== Stored data ==
--- START ---
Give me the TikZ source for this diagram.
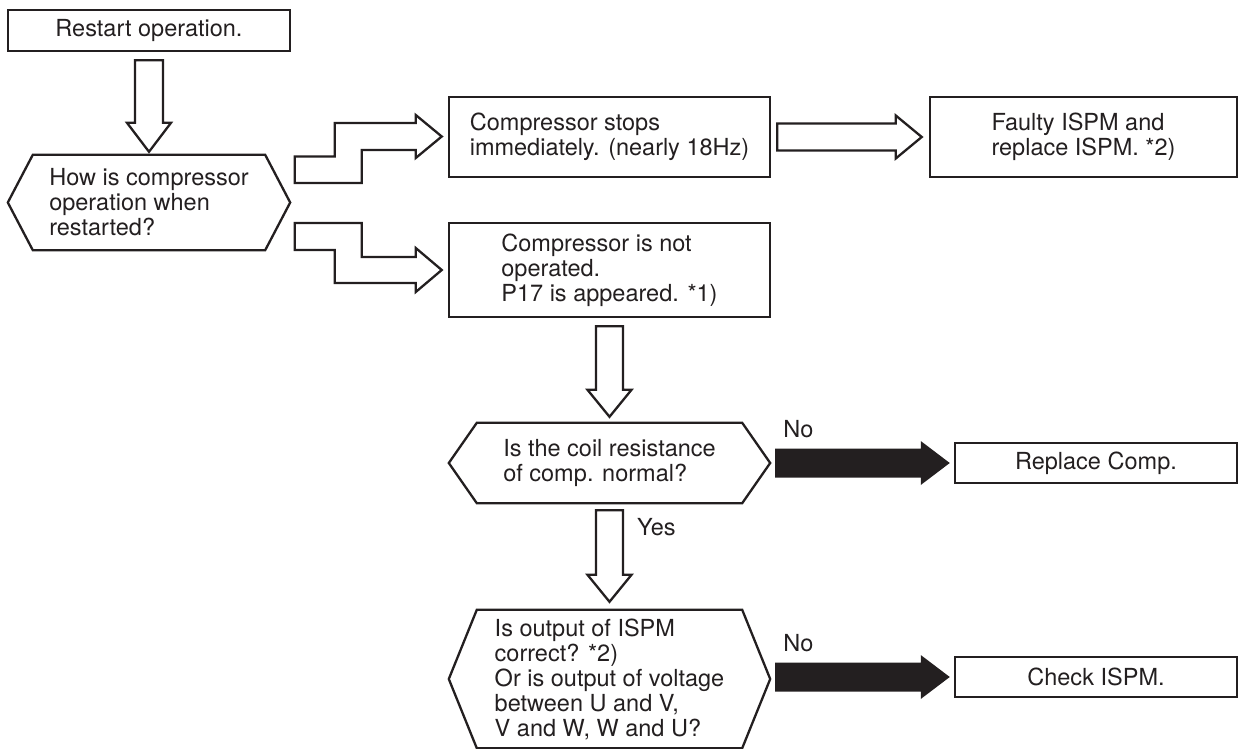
\documentclass[tikz,border=0pt]{standalone}
\usepackage{fontspec}
\setmainfont{TeX Gyre Heros}
\usetikzlibrary{calc}
\definecolor{ink}{RGB}{35,31,32}
\begin{document}
\begin{tikzpicture}[x=1pt,y=-1pt,
  every node/.style={font=\fontsize{23.5}{25}\selectfont, text=ink, inner sep=0pt},
  boxnode/.style={draw=ink, line width=2.5pt, rectangle, align=left},
  hexnode/.style={rectangle, align=left},
  hexline/.style={draw=ink, line width=2.3pt, line join=miter},
  hollow/.style={draw=ink, line width=2.3pt, fill=white, line join=miter},
  blackarrow/.style={fill=ink, draw=none},
  lbl/.style={anchor=west}]
\useasboundingbox (0,0) rectangle (1240,749);

% nodes
\node[boxnode, minimum width=282pt, minimum height=41pt, align=center] (r) at (149,30.5) {Restart operation.};
\node[hexnode, minimum width=282pt, minimum height=95pt] (h1) at (149,202.5) {How is compressor\\operation when\\restarted?};
\node[boxnode, minimum width=321pt, minimum height=80pt] (A) at (609.5,137) {Compressor stops\\immediately. (nearly 18Hz)};
\node[boxnode, minimum width=321pt, minimum height=94pt] (B) at (609.5,270) {Compressor is not\\operated.\\P17 is appeared. *1)};
\node[boxnode, minimum width=307pt, minimum height=80pt] (C) at (1083.5,137) {Faulty ISPM and\\replace ISPM. *2)};
\node[hexnode, minimum width=321pt, minimum height=80pt] (h2) at (609.5,463) {Is the coil resistance\\of comp. normal?};
\node[hexnode, minimum width=321pt, minimum height=138pt] (h3) at (609.5,679) {Is output of ISPM\\correct? *2)\\Or is output of voltage\\between U and V,\\V and W, W and U?};
\node[boxnode, minimum width=282pt, minimum height=40pt, align=center] (D) at (1096,463) {Replace Comp.};
\node[boxnode, minimum width=282pt, minimum height=40pt, align=center] (E) at (1096,677) {Check ISPM.};

% hexagon outlines
\draw[hexline] (h1.west) -- ($(h1.north west)+(25,0)$) -- ($(h1.north east)+(-25,0)$) -- (h1.east) -- ($(h1.south east)+(-25,0)$) -- ($(h1.south west)+(25,0)$) -- cycle;
\draw[hexline] (h2.west) -- ($(h2.north west)+(28,0)$) -- ($(h2.north east)+(-28,0)$) -- (h2.east) -- ($(h2.south east)+(-28,0)$) -- ($(h2.south west)+(28,0)$) -- cycle;
\draw[hexline] (h3.west) -- ($(h3.north west)+(28,0)$) -- ($(h3.north east)+(-28,0)$) -- (h3.east) -- ($(h3.south east)+(-28,0)$) -- ($(h3.south west)+(28,0)$) -- cycle;

% hollow down arrows
\coordinate (s1) at ($(r.south)+(0,8)$);
\coordinate (t1) at ($(h1.north)+(0,-3)$);
\draw[hollow] ($(s1)+(-14,0)$) -- ($(t1)+(-14,-29)$) -- ($(t1)+(-22,-29)$) -- (t1) -- ($(t1)+(22,-29)$) -- ($(t1)+(14,-29)$) -- ($(s1)+(14,0)$) -- cycle;

\coordinate (s2) at ($(B.south)+(0,8)$);
\coordinate (t2) at ($(h2.north)+(0,-6)$);
\draw[hollow] ($(s2)+(-13.5,0)$) -- ($(t2)+(-13.5,-27)$) -- ($(t2)+(-22,-27)$) -- (t2) -- ($(t2)+(22,-27)$) -- ($(t2)+(13.5,-27)$) -- ($(s2)+(13.5,0)$) -- cycle;

\coordinate (s3) at ($(h2.south)+(0,7)$);
\coordinate (t3) at ($(h3.north)+(0,-8)$);
\draw[hollow] ($(s3)+(-13.5,0)$) -- ($(t3)+(-13.5,-27)$) -- ($(t3)+(-22,-27)$) -- (t3) -- ($(t3)+(22,-27)$) -- ($(t3)+(13.5,-27)$) -- ($(s3)+(13.5,0)$) -- cycle;

% hollow right arrow A -> C
\coordinate (s4) at ($(A.east)+(6,0)$);
\coordinate (t4) at ($(C.west)+(-7,0)$);
\draw[hollow] ($(s4)+(0,-13.5)$) -- ($(t4)+(-26,-13.5)$) -- ($(t4)+(-26,-21.5)$) -- (t4) -- ($(t4)+(-26,21.5)$) -- ($(t4)+(-26,13.5)$) -- ($(s4)+(0,13.5)$) -- cycle;

% stepped arrows h1 -> A, h1 -> B
\coordinate (tA) at ($(A.west)+(-6,-0.5)$);
\draw[hollow] ($(tA)+(-147,20)$) -- ($(tA)+(-107,20)$) -- ($(tA)+(-107,-13.5)$) -- ($(tA)+(-26,-13.5)$) -- ($(tA)+(-26,-21.5)$) -- (tA) -- ($(tA)+(-26,21.5)$) -- ($(tA)+(-26,13.5)$) -- ($(tA)+(-80,13.5)$) -- ($(tA)+(-80,46.5)$) -- ($(tA)+(-147,46.5)$) -- cycle;

\coordinate (tB) at ($(B.west)+(-6,0)$);
\draw[hollow] ($(tB)+(-147,-47)$) -- ($(tB)+(-80,-47)$) -- ($(tB)+(-80,-13)$) -- ($(tB)+(-26,-13)$) -- ($(tB)+(-26,-22)$) -- (tB) -- ($(tB)+(-26,22)$) -- ($(tB)+(-26,13)$) -- ($(tB)+(-107,13)$) -- ($(tB)+(-107,-20)$) -- ($(tB)+(-147,-20)$) -- cycle;

% black arrows
\coordinate (s5) at ($(h2.east)+(5,0)$);
\coordinate (t5) at ($(D.west)+(-4,0)$);
\fill[blackarrow] ($(s5)+(0,-14.5)$) -- ($(t5)+(-29,-14.5)$) -- ($(t5)+(-29,-22)$) -- (t5) -- ($(t5)+(-29,22)$) -- ($(t5)+(-29,14.5)$) -- ($(s5)+(0,14.5)$) -- cycle;

\coordinate (s6) at ($(h3.east |- E.west)+(5,0)$);
\coordinate (t6) at ($(E.west)+(-4,0)$);
\fill[blackarrow] ($(s6)+(0,-14.5)$) -- ($(t6)+(-29,-14.5)$) -- ($(t6)+(-29,-22)$) -- (t6) -- ($(t6)+(-29,22)$) -- ($(t6)+(-29,14.5)$) -- ($(s6)+(0,14.5)$) -- cycle;

% labels
\node[lbl] (no1) at ($(h2.east)+(13,-34)$) {No};
\node[lbl] (no2) at ($(h3.east |- E.west)+(13,-34)$) {No};
\node[lbl] (yes) at ($(h2.south)+(27.5,24)$) {Yes};
\end{tikzpicture}
\end{document}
--- END ---
== Required work ==
Return the listing above in full and without alteration, excluding its pictures.

== Answer for this exercise ==
Give me the TikZ source for this diagram.
\documentclass[tikz,border=0pt]{standalone}
\usepackage{fontspec}
\setmainfont{TeX Gyre Heros}
\usetikzlibrary{calc}
\definecolor{ink}{RGB}{35,31,32}
\begin{document}
\begin{tikzpicture}[x=1pt,y=-1pt,
  every node/.style={font=\fontsize{23.5}{25}\selectfont, text=ink, inner sep=0pt},
  boxnode/.style={draw=ink, line width=2.5pt, rectangle, align=left},
  hexnode/.style={rectangle, align=left},
  hexline/.style={draw=ink, line width=2.3pt, line join=miter},
  hollow/.style={draw=ink, line width=2.3pt, fill=white, line join=miter},
  blackarrow/.style={fill=ink, draw=none},
  lbl/.style={anchor=west}]
\useasboundingbox (0,0) rectangle (1240,749);

% nodes
\node[boxnode, minimum width=282pt, minimum height=41pt, align=center] (r) at (149,30.5) {Restart operation.};
\node[hexnode, minimum width=282pt, minimum height=95pt] (h1) at (149,202.5) {How is compressor\\operation when\\restarted?};
\node[boxnode, minimum width=321pt, minimum height=80pt] (A) at (609.5,137) {Compressor stops\\immediately. (nearly 18Hz)};
\node[boxnode, minimum width=321pt, minimum height=94pt] (B) at (609.5,270) {Compressor is not\\operated.\\P17 is appeared. *1)};
\node[boxnode, minimum width=307pt, minimum height=80pt] (C) at (1083.5,137) {Faulty ISPM and\\replace ISPM. *2)};
\node[hexnode, minimum width=321pt, minimum height=80pt] (h2) at (609.5,463) {Is the coil resistance\\of comp. normal?};
\node[hexnode, minimum width=321pt, minimum height=138pt] (h3) at (609.5,679) {Is output of ISPM\\correct? *2)\\Or is output of voltage\\between U and V,\\V and W, W and U?};
\node[boxnode, minimum width=282pt, minimum height=40pt, align=center] (D) at (1096,463) {Replace Comp.};
\node[boxnode, minimum width=282pt, minimum height=40pt, align=center] (E) at (1096,677) {Check ISPM.};

% hexagon outlines
\draw[hexline] (h1.west) -- ($(h1.north west)+(25,0)$) -- ($(h1.north east)+(-25,0)$) -- (h1.east) -- ($(h1.south east)+(-25,0)$) -- ($(h1.south west)+(25,0)$) -- cycle;
\draw[hexline] (h2.west) -- ($(h2.north west)+(28,0)$) -- ($(h2.north east)+(-28,0)$) -- (h2.east) -- ($(h2.south east)+(-28,0)$) -- ($(h2.south west)+(28,0)$) -- cycle;
\draw[hexline] (h3.west) -- ($(h3.north west)+(28,0)$) -- ($(h3.north east)+(-28,0)$) -- (h3.east) -- ($(h3.south east)+(-28,0)$) -- ($(h3.south west)+(28,0)$) -- cycle;

% hollow down arrows
\coordinate (s1) at ($(r.south)+(0,8)$);
\coordinate (t1) at ($(h1.north)+(0,-3)$);
\draw[hollow] ($(s1)+(-14,0)$) -- ($(t1)+(-14,-29)$) -- ($(t1)+(-22,-29)$) -- (t1) -- ($(t1)+(22,-29)$) -- ($(t1)+(14,-29)$) -- ($(s1)+(14,0)$) -- cycle;

\coordinate (s2) at ($(B.south)+(0,8)$);
\coordinate (t2) at ($(h2.north)+(0,-6)$);
\draw[hollow] ($(s2)+(-13.5,0)$) -- ($(t2)+(-13.5,-27)$) -- ($(t2)+(-22,-27)$) -- (t2) -- ($(t2)+(22,-27)$) -- ($(t2)+(13.5,-27)$) -- ($(s2)+(13.5,0)$) -- cycle;

\coordinate (s3) at ($(h2.south)+(0,7)$);
\coordinate (t3) at ($(h3.north)+(0,-8)$);
\draw[hollow] ($(s3)+(-13.5,0)$) -- ($(t3)+(-13.5,-27)$) -- ($(t3)+(-22,-27)$) -- (t3) -- ($(t3)+(22,-27)$) -- ($(t3)+(13.5,-27)$) -- ($(s3)+(13.5,0)$) -- cycle;

% hollow right arrow A -> C
\coordinate (s4) at ($(A.east)+(6,0)$);
\coordinate (t4) at ($(C.west)+(-7,0)$);
\draw[hollow] ($(s4)+(0,-13.5)$) -- ($(t4)+(-26,-13.5)$) -- ($(t4)+(-26,-21.5)$) -- (t4) -- ($(t4)+(-26,21.5)$) -- ($(t4)+(-26,13.5)$) -- ($(s4)+(0,13.5)$) -- cycle;

% stepped arrows h1 -> A, h1 -> B
\coordinate (tA) at ($(A.west)+(-6,-0.5)$);
\draw[hollow] ($(tA)+(-147,20)$) -- ($(tA)+(-107,20)$) -- ($(tA)+(-107,-13.5)$) -- ($(tA)+(-26,-13.5)$) -- ($(tA)+(-26,-21.5)$) -- (tA) -- ($(tA)+(-26,21.5)$) -- ($(tA)+(-26,13.5)$) -- ($(tA)+(-80,13.5)$) -- ($(tA)+(-80,46.5)$) -- ($(tA)+(-147,46.5)$) -- cycle;

\coordinate (tB) at ($(B.west)+(-6,0)$);
\draw[hollow] ($(tB)+(-147,-47)$) -- ($(tB)+(-80,-47)$) -- ($(tB)+(-80,-13)$) -- ($(tB)+(-26,-13)$) -- ($(tB)+(-26,-22)$) -- (tB) -- ($(tB)+(-26,22)$) -- ($(tB)+(-26,13)$) -- ($(tB)+(-107,13)$) -- ($(tB)+(-107,-20)$) -- ($(tB)+(-147,-20)$) -- cycle;

% black arrows
\coordinate (s5) at ($(h2.east)+(5,0)$);
\coordinate (t5) at ($(D.west)+(-4,0)$);
\fill[blackarrow] ($(s5)+(0,-14.5)$) -- ($(t5)+(-29,-14.5)$) -- ($(t5)+(-29,-22)$) -- (t5) -- ($(t5)+(-29,22)$) -- ($(t5)+(-29,14.5)$) -- ($(s5)+(0,14.5)$) -- cycle;

\coordinate (s6) at ($(h3.east |- E.west)+(5,0)$);
\coordinate (t6) at ($(E.west)+(-4,0)$);
\fill[blackarrow] ($(s6)+(0,-14.5)$) -- ($(t6)+(-29,-14.5)$) -- ($(t6)+(-29,-22)$) -- (t6) -- ($(t6)+(-29,22)$) -- ($(t6)+(-29,14.5)$) -- ($(s6)+(0,14.5)$) -- cycle;

% labels
\node[lbl] (no1) at ($(h2.east)+(13,-34)$) {No};
\node[lbl] (no2) at ($(h3.east |- E.west)+(13,-34)$) {No};
\node[lbl] (yes) at ($(h2.south)+(27.5,24)$) {Yes};
\end{tikzpicture}
\end{document}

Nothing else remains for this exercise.